[Listing]

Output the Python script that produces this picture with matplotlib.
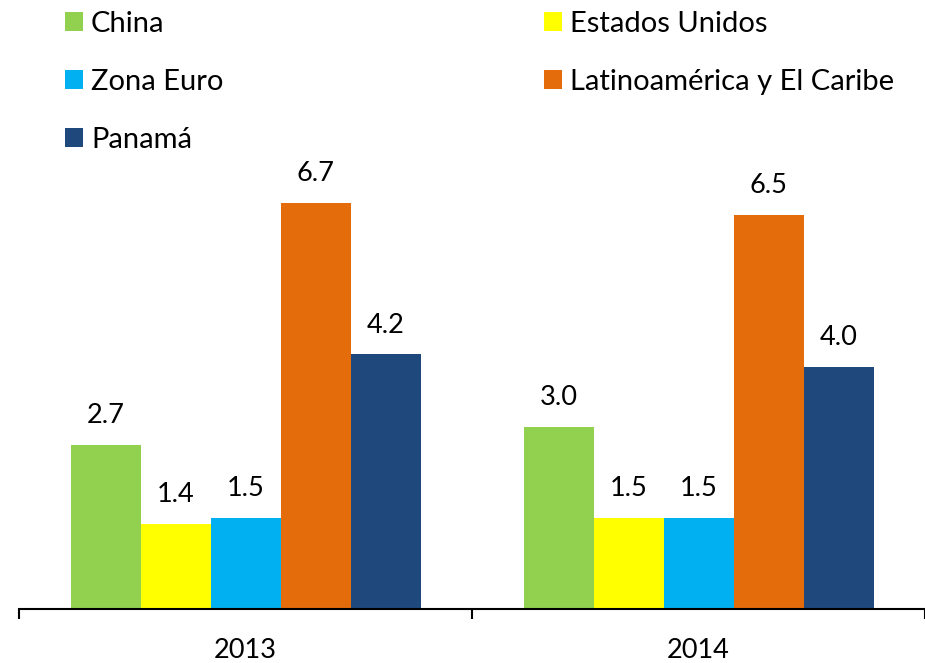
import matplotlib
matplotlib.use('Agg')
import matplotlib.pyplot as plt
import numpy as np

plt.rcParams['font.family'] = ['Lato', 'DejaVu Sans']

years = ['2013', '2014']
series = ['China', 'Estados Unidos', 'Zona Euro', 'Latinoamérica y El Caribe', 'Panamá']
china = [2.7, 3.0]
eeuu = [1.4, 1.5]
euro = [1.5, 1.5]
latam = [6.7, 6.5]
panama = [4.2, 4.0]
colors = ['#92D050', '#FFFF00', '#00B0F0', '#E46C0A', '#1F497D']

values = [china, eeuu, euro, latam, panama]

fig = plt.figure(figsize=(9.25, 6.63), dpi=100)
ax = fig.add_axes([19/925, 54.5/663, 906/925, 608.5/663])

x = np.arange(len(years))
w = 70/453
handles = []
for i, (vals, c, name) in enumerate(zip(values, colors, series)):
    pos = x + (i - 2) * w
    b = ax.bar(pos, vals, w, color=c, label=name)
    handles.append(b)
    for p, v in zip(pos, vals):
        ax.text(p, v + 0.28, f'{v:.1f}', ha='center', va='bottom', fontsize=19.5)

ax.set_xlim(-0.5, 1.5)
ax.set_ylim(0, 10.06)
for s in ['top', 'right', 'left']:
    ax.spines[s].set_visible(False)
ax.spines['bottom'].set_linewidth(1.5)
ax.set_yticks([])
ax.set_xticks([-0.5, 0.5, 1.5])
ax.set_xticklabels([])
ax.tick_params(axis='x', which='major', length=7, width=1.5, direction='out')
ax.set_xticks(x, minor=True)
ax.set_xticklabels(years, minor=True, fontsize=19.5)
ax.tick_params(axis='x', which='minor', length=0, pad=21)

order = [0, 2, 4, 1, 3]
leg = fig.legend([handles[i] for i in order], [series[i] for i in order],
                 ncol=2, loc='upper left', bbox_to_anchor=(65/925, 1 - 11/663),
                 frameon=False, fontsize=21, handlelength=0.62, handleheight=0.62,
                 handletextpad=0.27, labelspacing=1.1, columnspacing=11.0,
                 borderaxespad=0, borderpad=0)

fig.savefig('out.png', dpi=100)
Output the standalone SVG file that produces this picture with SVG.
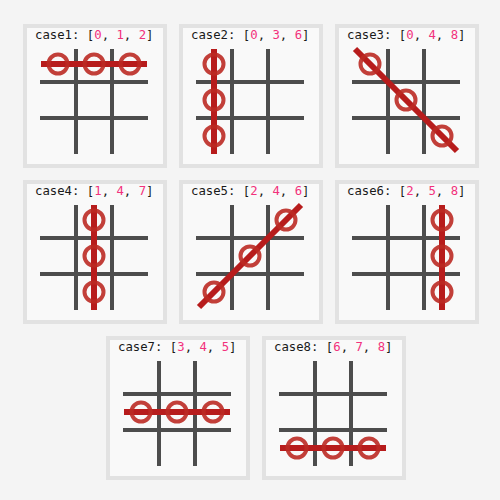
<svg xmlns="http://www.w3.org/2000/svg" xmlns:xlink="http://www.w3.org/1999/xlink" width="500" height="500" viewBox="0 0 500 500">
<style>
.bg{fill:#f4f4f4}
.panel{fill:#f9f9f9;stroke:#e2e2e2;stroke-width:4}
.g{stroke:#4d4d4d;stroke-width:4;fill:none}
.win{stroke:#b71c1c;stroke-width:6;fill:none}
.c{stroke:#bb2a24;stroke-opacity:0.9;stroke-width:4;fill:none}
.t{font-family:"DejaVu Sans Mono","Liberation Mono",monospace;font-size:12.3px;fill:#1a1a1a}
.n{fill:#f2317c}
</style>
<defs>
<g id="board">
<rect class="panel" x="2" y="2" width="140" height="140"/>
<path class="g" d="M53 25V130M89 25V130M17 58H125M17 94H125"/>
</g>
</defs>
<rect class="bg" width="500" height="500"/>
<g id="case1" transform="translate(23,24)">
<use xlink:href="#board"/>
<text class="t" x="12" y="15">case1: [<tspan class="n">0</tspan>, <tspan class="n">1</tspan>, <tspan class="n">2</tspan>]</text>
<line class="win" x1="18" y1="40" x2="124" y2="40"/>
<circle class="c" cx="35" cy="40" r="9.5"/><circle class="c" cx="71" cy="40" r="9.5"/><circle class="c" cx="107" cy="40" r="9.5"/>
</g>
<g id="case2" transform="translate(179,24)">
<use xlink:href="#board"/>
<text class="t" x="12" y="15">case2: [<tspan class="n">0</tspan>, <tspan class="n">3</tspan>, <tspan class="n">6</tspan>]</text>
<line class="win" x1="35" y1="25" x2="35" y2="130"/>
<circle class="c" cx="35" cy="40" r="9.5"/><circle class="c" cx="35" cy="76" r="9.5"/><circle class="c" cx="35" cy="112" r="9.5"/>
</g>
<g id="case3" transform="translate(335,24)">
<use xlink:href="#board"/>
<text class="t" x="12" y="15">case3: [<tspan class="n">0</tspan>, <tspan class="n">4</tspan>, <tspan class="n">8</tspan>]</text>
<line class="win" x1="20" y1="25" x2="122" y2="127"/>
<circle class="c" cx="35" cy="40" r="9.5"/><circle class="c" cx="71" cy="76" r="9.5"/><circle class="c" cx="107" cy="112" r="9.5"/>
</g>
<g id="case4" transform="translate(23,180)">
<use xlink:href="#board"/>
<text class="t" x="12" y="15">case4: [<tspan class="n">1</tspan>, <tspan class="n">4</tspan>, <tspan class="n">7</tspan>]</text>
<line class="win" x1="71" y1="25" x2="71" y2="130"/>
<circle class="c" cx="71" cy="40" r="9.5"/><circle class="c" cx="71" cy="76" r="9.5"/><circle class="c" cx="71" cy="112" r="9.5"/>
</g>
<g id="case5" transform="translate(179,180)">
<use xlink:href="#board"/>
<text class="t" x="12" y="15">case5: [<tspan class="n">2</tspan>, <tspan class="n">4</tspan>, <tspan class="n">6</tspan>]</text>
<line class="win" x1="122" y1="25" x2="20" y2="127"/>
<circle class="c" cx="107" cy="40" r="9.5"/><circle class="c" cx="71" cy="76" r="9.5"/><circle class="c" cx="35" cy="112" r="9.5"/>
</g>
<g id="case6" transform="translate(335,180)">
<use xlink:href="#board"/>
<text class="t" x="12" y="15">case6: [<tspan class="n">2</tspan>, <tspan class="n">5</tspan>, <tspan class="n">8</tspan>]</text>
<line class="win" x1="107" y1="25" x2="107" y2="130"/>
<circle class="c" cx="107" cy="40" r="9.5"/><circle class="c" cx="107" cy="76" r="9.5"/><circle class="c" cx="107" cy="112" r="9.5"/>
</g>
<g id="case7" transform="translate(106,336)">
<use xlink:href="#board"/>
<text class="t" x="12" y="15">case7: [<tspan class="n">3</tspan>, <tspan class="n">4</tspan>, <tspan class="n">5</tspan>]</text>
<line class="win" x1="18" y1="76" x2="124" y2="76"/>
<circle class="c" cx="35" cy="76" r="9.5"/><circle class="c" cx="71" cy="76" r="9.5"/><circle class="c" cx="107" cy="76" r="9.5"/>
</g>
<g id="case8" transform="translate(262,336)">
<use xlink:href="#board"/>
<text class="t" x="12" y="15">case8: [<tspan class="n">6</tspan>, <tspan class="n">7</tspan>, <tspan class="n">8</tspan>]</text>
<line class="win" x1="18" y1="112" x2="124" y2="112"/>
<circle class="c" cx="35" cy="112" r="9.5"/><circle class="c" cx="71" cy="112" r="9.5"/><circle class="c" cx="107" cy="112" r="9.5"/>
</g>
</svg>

[Task description] Reply with nothing but the number of lines that contain the word "picture".

[Task solution] 2